Their attitude can be improved, but
their use of Thomas Aquinas bothers me.
Part of the reason that Thomas
bothers me is that he was a member of the Dominican Order, and I am a member of
the Franciscan Order, and the two Orders have traditionally been rivals
intellectually. Sixty years ago, when I was studying philosophy in our
Cleveland seminary, my instructors based three years of course work on the
Franciscans John Duns Scotus and William of Ockham. In our last semester we took
one course in Thomistic thought. True, Pope Leo XIII said, back in 1897, that
Thomas should be the basis of all Catholic thought. My Franciscan forebears,
operating out of centuries of Scotus, couldn’t do that. Pope Leo’s
infallibility did not extend that far.
But Thomas bothers me also because
he and Scotus and Ockham are all thinkers from the middle ages, and there are
centuries of philosophical development between them and us. After I was
ordained I was told to get a degree in sociology, which I did, and I taught
that subject for 35 years. But I was a close friend of a friar-philosopher here
in Quincy, Fr. John Joe Lakers, who wrote a lot of material about the drawbacks
of medieval models in our time.
“JJ” studied at Oxford, and got a
background in the philosophy of language. In later years he got interested in “postmodernism.”

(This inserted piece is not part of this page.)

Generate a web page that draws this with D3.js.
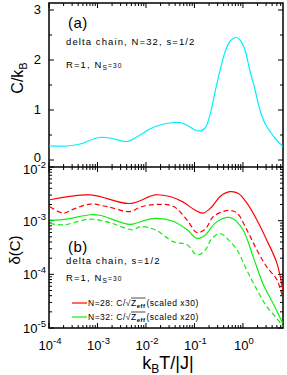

I have seen the term “postmodern”
used in Catholic publications as a stick to beat other thinkers over the head
with. It’s as though you just have to use the word “postmodern” and you think “stupid,”
if not downright evil.
The postmodernists are accused of
saying things like “there is no such thing as truth.” Some of them probably did
say that, because people who call themselves postmodern sometimes liked to
startle their readers into original thinking. But what the postmodernists were
really saying was “any time someone claims to be speaking the truth, look out,
because they are hiding a desire to control someone else.” That is not the same
thing as saying there is no truth.
Postmodern thought has connections
with sociological theory. One of the oldest principles in sociology is the
statement by W.I. Thomas, which he wrote around 1918, “If people define a
situation as real, it is real in its consequences.” If you think someone is
coming at you with a knife to kill you, you are likely to defend yourself, even
if the person is not in fact coming at you to kill you. This means also that
two people can look at the same thing and define it differently.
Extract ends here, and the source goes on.